With its instantly recognizable opening notes on the solo violin—evocative of both pure grief and absolute tenderness—Mendelssohn’s 1844 concerto remains one of the most widely performed of the classical repertoire. Soloist Jennifer Frautschi ’95, a graduate of both Harvard and the New England Conservatory, received a standing ovation for her rendition of the work. As she bowed to the audience, two hairs scraped off by her vigorous playing hung from the end of her bow, just visible in the air illuminated by the stage lights.

In contrast to the enduring popularity of Mendelssohn’s work, Elgar’s Symphony No. 1, though acclaimed at its premiere in England in 1908, has received only seven performances in Boston since its debut in the city in 1909. “In building this program I started from the Elgar,” Zander said. “It’s a beautiful piece, a powerful piece. It’s asking the big questions: ‘Why are we here? Where are we going?’ There’s a sense of profound struggle, and in the end Elgar gives us triumph and hope, but it’s a success that’s achieved against tremendous odds.”

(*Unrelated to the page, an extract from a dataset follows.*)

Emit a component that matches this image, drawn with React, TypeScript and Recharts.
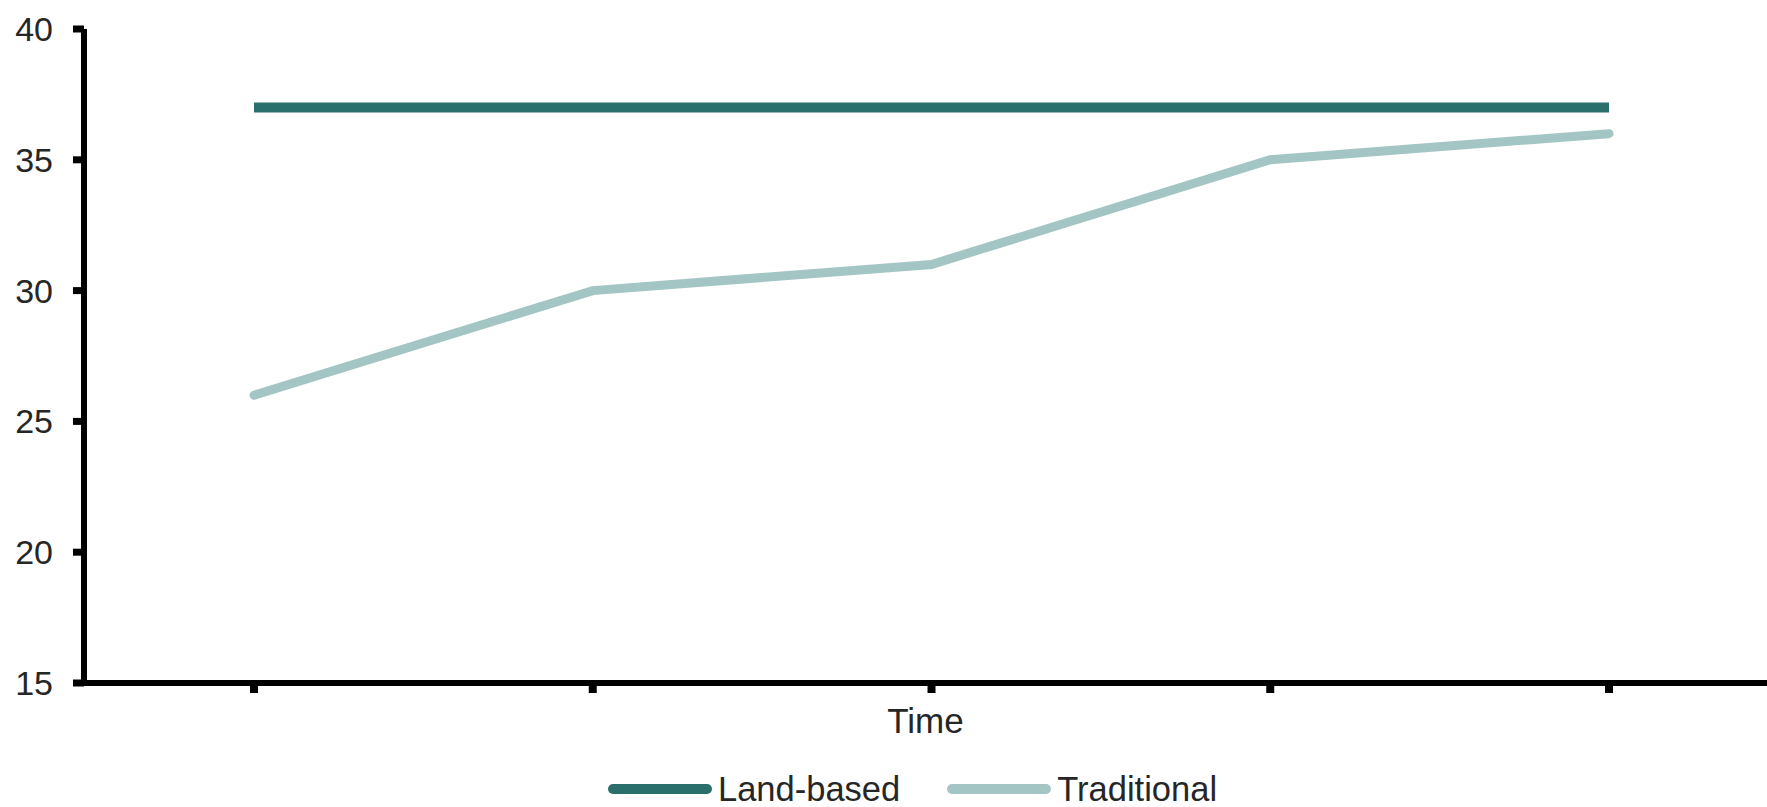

Zander said that for him, the heart of the symphony is its third movement, the adagio, in which an idyllic, lilting tune emerges on the first violin and seems to lull the other instruments to sleep. “I don’t want to say anything about it. I want to let it speak for itself, let it reach into your soul,” he said before the performance.

Zander explained that he chose the other two pieces for the way in which they framed the Elgar. “Schumann...was Elgar’s favorite composer, the composer he felt closest to. So that made sense,” he said. “The Mendelssohn is the bait to get people in the door. Everyone loves that piece—and of course they do. It’s a beautiful work, a perfect work.”

He added that he sees the three composers as both musically and biographically connected. “Schumann is really looking forward, Mendelssohn is looking backward, and Elgar is looking both backward and forward. Schumann is the leader of the new Romantic movement, and then Mendelssohn is drawing on Bach, on his predecessors,” he said. “Elgar is drawing on that Romantic tradition, but he’s also very modern. And like so many Romantics, he was an outsider. As a Catholic in the England of that time was never completely ‘one of the boys’. He was even left out of an anthology of important English composers published during his lifetime.”

The Boston Philharmonic will perform the program again on Sunday, Feb. 21, in Sanders Theatre.